Supplied material:
* * *

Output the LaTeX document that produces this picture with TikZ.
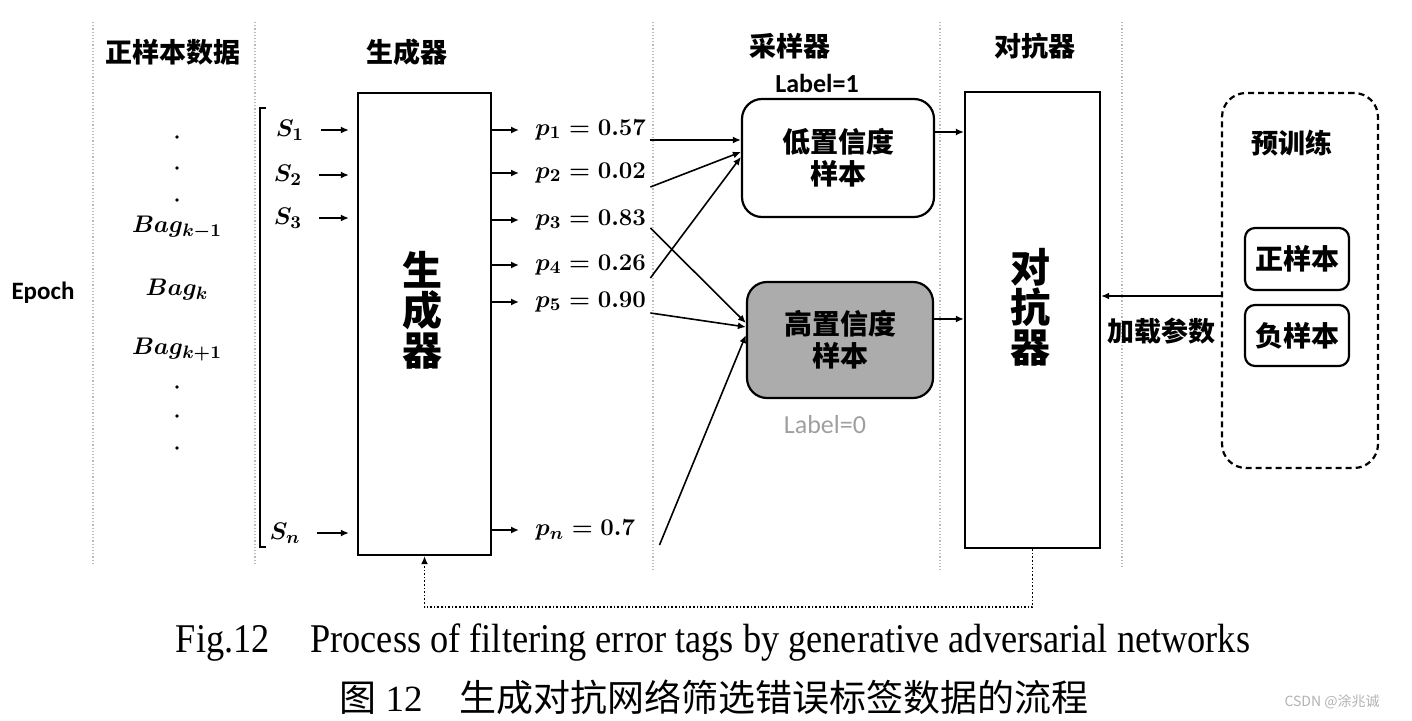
\documentclass[tikz,border=0pt]{standalone}
\usepackage{fontspec}
\setmainfont{Liberation Serif}
\newfontfamily\cjk{Noto Sans CJK SC}
\newfontfamily\carlito{Carlito}
\newfontfamily\capfont[FakeStretch=0.89]{Liberation Serif}
\usetikzlibrary{arrows.meta,calc,positioning}

\begin{document}
\begin{tikzpicture}[x=0.5pt,y=-0.5pt,
    head/.style={font=\cjk\bfseries\fontsize{13.5}{16}\selectfont},
    mth/.style={font=\boldmath\fontsize{13}{16}\selectfont, inner sep=2pt},
    big/.style={font=\cjk\bfseries\fontsize{20}{20}\selectfont, align=center},
    txt/.style={font=\cjk\bfseries\fontsize{14}{16}\selectfont, align=center},
    tag/.style={font=\carlito\bfseries\fontsize{13}{15}\selectfont},
    sep/.style={gray!55, densely dotted, line width=0.6pt},
    blk/.style={draw, line width=1.1pt},
    rbox/.style={draw, line width=1.1pt, rounded corners=10pt, align=center},
    arr/.style={-{Latex[length=4pt,width=3.5pt]}, thick}]
  \useasboundingbox (0,0) rectangle (1412,721);
  % column separators
  \draw[sep] (93,22) -- (93,565);
  \draw[sep] (255,22) -- (255,565);
  \draw[sep] (653,22) -- (653,570);
  \draw[sep] (940,22) -- (940,570);
  \draw[sep] (1122,22) -- (1122,567);
  % headers
  \node[head] (hpos) at (173,52) {正样本数据};
  \node[head] (hgen) at (407,52) {生成器};
  \node[head] (hsam) at (790,46) {采样器};
  \node[head] (hadv) at (1035,46) {对抗器};
  % epoch and bags
  \node[font=\carlito\bfseries\fontsize{12.5}{15}\selectfont] (epoch) at (43,293) {Epoch};
  \fill (177,137) circle (0.9pt);
  \fill (177,168) circle (0.9pt);
  \fill (177,200) circle (0.9pt);
  \node[mth] (bagA) at (177,228) {$Bag_{k-1}$};
  \node[mth] (bagB) at (177,290) {$Bag_{k}$};
  \node[mth] (bagC) at (177,350) {$Bag_{k+1}$};
  \fill (177,387) circle (0.9pt);
  \fill (177,416) circle (0.9pt);
  \fill (177,448) circle (0.9pt);
  % bracket
  \draw[line width=1pt] (266,108) -- (260,108) -- (260,547) -- (266,547);
  % generator
  \node[blk, minimum width=66.5pt, minimum height=231pt] (gen) at (424.5,324) {};
  \node[big] (gentxt) at (422,310) {生\\成\\器};
  % inputs
  \node[mth] (s1) at (290,130) {$S_1$};
  \node[mth] (s2) at (288,175) {$S_2$};
  \node[mth] (s3) at (288,218) {$S_3$};
  \node[mth] (sn) at (285,533) {$S_n$};
  \draw[arr, shorten <=6pt, shorten >=4pt] (s1.east) -- (s1.east -| gen.west);
  \draw[arr, shorten <=6pt, shorten >=4pt] (s2.east) -- (s2.east -| gen.west);
  \draw[arr, shorten <=6pt, shorten >=4pt] (s3.east) -- (s3.east -| gen.west);
  \draw[arr, shorten <=6pt, shorten >=4pt] (sn.east) -- (sn.east -| gen.west);
  % probabilities
  \node[mth, anchor=west] (p1) at (531,130) {$p_1 = 0.57$};
  \node[mth, anchor=west] (p2) at (531,173) {$p_2 = 0.02$};
  \node[mth, anchor=west] (p3) at (531,220) {$p_3 = 0.83$};
  \node[mth, anchor=west] (p4) at (531,265) {$p_4 = 0.26$};
  \node[mth, anchor=west] (p5) at (531,302) {$p_5 = 0.90$};
  \node[mth, anchor=west] (pn) at (531,530) {$p_n = 0.7$};
  \draw[arr, shorten >=6pt] (p1.west -| gen.east) -- (p1.west);
  \draw[arr, shorten >=6pt] (p2.west -| gen.east) -- (p2.west);
  \draw[arr, shorten >=6pt] (p3.west -| gen.east) -- (p3.west);
  \draw[arr, shorten >=6pt] (p4.west -| gen.east) -- (p4.west);
  \draw[arr, shorten >=6pt] (p5.west -| gen.east) -- (p5.west);
  \draw[arr, shorten >=6pt] (pn.west -| gen.east) -- (pn.west);
  % sampler
  \node[tag] (lab1) at (817,83) {Label=1};
  \node[rbox, txt, minimum width=96pt, minimum height=59pt] (low) at (838,158) {低置信度\\样本};
  \node[rbox, txt, fill=gray!65, minimum width=93pt, minimum height=58pt] (high) at (840,340) {高置信度\\样本};
  \node[tag, font=\carlito\fontsize{13}{15}\selectfont, text=gray!75] (lab0) at (825,425) {Label=0};
  \draw[arr] ([yshift=-5pt]p1.east) -- ([yshift=9pt]low.west);
  \draw[arr] ([yshift=-7pt]p2.east) -- ([yshift=3pt]low.west);
  \draw[arr] ([yshift=-6.5pt]p4.east) -- ([yshift=0.5pt]low.west);
  \draw[arr] ([yshift=-4pt]p3.east) -- ([yshift=8.5pt]high.west);
  \draw[arr] ([yshift=-5.5pt]p5.east) -- ([yshift=6.5pt]high.west);
  \draw[arr] ([xshift=10pt,yshift=-7.5pt]pn.east) -- ([yshift=2.5pt]high.west);
  % adversary
  \node[blk, minimum width=67.5pt, minimum height=228pt] (adv) at (1032.5,320) {};
  \node[big] (advtxt) at (1030,307) {对\\抗\\器};
  \draw[arr] ([yshift=13pt]low.east) -- ([yshift=13pt]low.east -| adv.west);
  \draw[arr] ([yshift=10.5pt]high.east) -- ([yshift=10.5pt]high.east -| adv.west);
  % pretraining
  \node[draw, densely dashed, line width=1.1pt, rounded corners=12pt, minimum width=78pt, minimum height=187.5pt] (pre) at (1300,280.5) {};
  \node[head] (pretxt) at (1292,143) {预训练};
  \node[rbox, txt, rounded corners=5pt, minimum width=52pt, minimum height=31pt] (pos) at (1297,259) {正样本};
  \node[rbox, txt, rounded corners=5pt, minimum width=52pt, minimum height=30.5pt] (neg) at (1297,335.5) {负样本};
  \draw[arr] ([yshift=-7.75pt]pre.west) -- ([yshift=-7.75pt]pre.west -| adv.east);
  \node[head] (load) at (1161,331) {加载参数};
  % feedback
  \draw[-{Latex[length=4pt,width=3.5pt]}, densely dotted, thick] (adv.south) -- ++(0,58) -| (gen.south);
  % caption
  \node[font=\capfont\fontsize{20.4}{24}\selectfont] (capen) at (713,643) {Fig.12\quad Process of filtering error tags by generative adversarial networks};
  \node[font=\fontsize{18.5}{22}\selectfont] (capzh) at (714,697) {{\cjk 图} 12\quad{\cjk 生成对抗网络筛选错误标签数据的流程}};
  \node[font=\cjk\fontsize{7}{8}\selectfont, text=gray!60] (wm) at (1332,702) {CSDN @涂兆诚};
\end{tikzpicture}
\end{document}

* * *

Task requirements: Write out again every line above exactly as given; the pictures do not belong in the copy.

Answer to this task:
Output the LaTeX document that produces this picture with TikZ.
\documentclass[tikz,border=0pt]{standalone}
\usepackage{fontspec}
\setmainfont{Liberation Serif}
\newfontfamily\cjk{Noto Sans CJK SC}
\newfontfamily\carlito{Carlito}
\newfontfamily\capfont[FakeStretch=0.89]{Liberation Serif}
\usetikzlibrary{arrows.meta,calc,positioning}

\begin{document}
\begin{tikzpicture}[x=0.5pt,y=-0.5pt,
    head/.style={font=\cjk\bfseries\fontsize{13.5}{16}\selectfont},
    mth/.style={font=\boldmath\fontsize{13}{16}\selectfont, inner sep=2pt},
    big/.style={font=\cjk\bfseries\fontsize{20}{20}\selectfont, align=center},
    txt/.style={font=\cjk\bfseries\fontsize{14}{16}\selectfont, align=center},
    tag/.style={font=\carlito\bfseries\fontsize{13}{15}\selectfont},
    sep/.style={gray!55, densely dotted, line width=0.6pt},
    blk/.style={draw, line width=1.1pt},
    rbox/.style={draw, line width=1.1pt, rounded corners=10pt, align=center},
    arr/.style={-{Latex[length=4pt,width=3.5pt]}, thick}]
  \useasboundingbox (0,0) rectangle (1412,721);
  % column separators
  \draw[sep] (93,22) -- (93,565);
  \draw[sep] (255,22) -- (255,565);
  \draw[sep] (653,22) -- (653,570);
  \draw[sep] (940,22) -- (940,570);
  \draw[sep] (1122,22) -- (1122,567);
  % headers
  \node[head] (hpos) at (173,52) {正样本数据};
  \node[head] (hgen) at (407,52) {生成器};
  \node[head] (hsam) at (790,46) {采样器};
  \node[head] (hadv) at (1035,46) {对抗器};
  % epoch and bags
  \node[font=\carlito\bfseries\fontsize{12.5}{15}\selectfont] (epoch) at (43,293) {Epoch};
  \fill (177,137) circle (0.9pt);
  \fill (177,168) circle (0.9pt);
  \fill (177,200) circle (0.9pt);
  \node[mth] (bagA) at (177,228) {$Bag_{k-1}$};
  \node[mth] (bagB) at (177,290) {$Bag_{k}$};
  \node[mth] (bagC) at (177,350) {$Bag_{k+1}$};
  \fill (177,387) circle (0.9pt);
  \fill (177,416) circle (0.9pt);
  \fill (177,448) circle (0.9pt);
  % bracket
  \draw[line width=1pt] (266,108) -- (260,108) -- (260,547) -- (266,547);
  % generator
  \node[blk, minimum width=66.5pt, minimum height=231pt] (gen) at (424.5,324) {};
  \node[big] (gentxt) at (422,310) {生\\成\\器};
  % inputs
  \node[mth] (s1) at (290,130) {$S_1$};
  \node[mth] (s2) at (288,175) {$S_2$};
  \node[mth] (s3) at (288,218) {$S_3$};
  \node[mth] (sn) at (285,533) {$S_n$};
  \draw[arr, shorten <=6pt, shorten >=4pt] (s1.east) -- (s1.east -| gen.west);
  \draw[arr, shorten <=6pt, shorten >=4pt] (s2.east) -- (s2.east -| gen.west);
  \draw[arr, shorten <=6pt, shorten >=4pt] (s3.east) -- (s3.east -| gen.west);
  \draw[arr, shorten <=6pt, shorten >=4pt] (sn.east) -- (sn.east -| gen.west);
  % probabilities
  \node[mth, anchor=west] (p1) at (531,130) {$p_1 = 0.57$};
  \node[mth, anchor=west] (p2) at (531,173) {$p_2 = 0.02$};
  \node[mth, anchor=west] (p3) at (531,220) {$p_3 = 0.83$};
  \node[mth, anchor=west] (p4) at (531,265) {$p_4 = 0.26$};
  \node[mth, anchor=west] (p5) at (531,302) {$p_5 = 0.90$};
  \node[mth, anchor=west] (pn) at (531,530) {$p_n = 0.7$};
  \draw[arr, shorten >=6pt] (p1.west -| gen.east) -- (p1.west);
  \draw[arr, shorten >=6pt] (p2.west -| gen.east) -- (p2.west);
  \draw[arr, shorten >=6pt] (p3.west -| gen.east) -- (p3.west);
  \draw[arr, shorten >=6pt] (p4.west -| gen.east) -- (p4.west);
  \draw[arr, shorten >=6pt] (p5.west -| gen.east) -- (p5.west);
  \draw[arr, shorten >=6pt] (pn.west -| gen.east) -- (pn.west);
  % sampler
  \node[tag] (lab1) at (817,83) {Label=1};
  \node[rbox, txt, minimum width=96pt, minimum height=59pt] (low) at (838,158) {低置信度\\样本};
  \node[rbox, txt, fill=gray!65, minimum width=93pt, minimum height=58pt] (high) at (840,340) {高置信度\\样本};
  \node[tag, font=\carlito\fontsize{13}{15}\selectfont, text=gray!75] (lab0) at (825,425) {Label=0};
  \draw[arr] ([yshift=-5pt]p1.east) -- ([yshift=9pt]low.west);
  \draw[arr] ([yshift=-7pt]p2.east) -- ([yshift=3pt]low.west);
  \draw[arr] ([yshift=-6.5pt]p4.east) -- ([yshift=0.5pt]low.west);
  \draw[arr] ([yshift=-4pt]p3.east) -- ([yshift=8.5pt]high.west);
  \draw[arr] ([yshift=-5.5pt]p5.east) -- ([yshift=6.5pt]high.west);
  \draw[arr] ([xshift=10pt,yshift=-7.5pt]pn.east) -- ([yshift=2.5pt]high.west);
  % adversary
  \node[blk, minimum width=67.5pt, minimum height=228pt] (adv) at (1032.5,320) {};
  \node[big] (advtxt) at (1030,307) {对\\抗\\器};
  \draw[arr] ([yshift=13pt]low.east) -- ([yshift=13pt]low.east -| adv.west);
  \draw[arr] ([yshift=10.5pt]high.east) -- ([yshift=10.5pt]high.east -| adv.west);
  % pretraining
  \node[draw, densely dashed, line width=1.1pt, rounded corners=12pt, minimum width=78pt, minimum height=187.5pt] (pre) at (1300,280.5) {};
  \node[head] (pretxt) at (1292,143) {预训练};
  \node[rbox, txt, rounded corners=5pt, minimum width=52pt, minimum height=31pt] (pos) at (1297,259) {正样本};
  \node[rbox, txt, rounded corners=5pt, minimum width=52pt, minimum height=30.5pt] (neg) at (1297,335.5) {负样本};
  \draw[arr] ([yshift=-7.75pt]pre.west) -- ([yshift=-7.75pt]pre.west -| adv.east);
  \node[head] (load) at (1161,331) {加载参数};
  % feedback
  \draw[-{Latex[length=4pt,width=3.5pt]}, densely dotted, thick] (adv.south) -- ++(0,58) -| (gen.south);
  % caption
  \node[font=\capfont\fontsize{20.4}{24}\selectfont] (capen) at (713,643) {Fig.12\quad Process of filtering error tags by generative adversarial networks};
  \node[font=\fontsize{18.5}{22}\selectfont] (capzh) at (714,697) {{\cjk 图} 12\quad{\cjk 生成对抗网络筛选错误标签数据的流程}};
  \node[font=\cjk\fontsize{7}{8}\selectfont, text=gray!60] (wm) at (1332,702) {CSDN @涂兆诚};
\end{tikzpicture}
\end{document}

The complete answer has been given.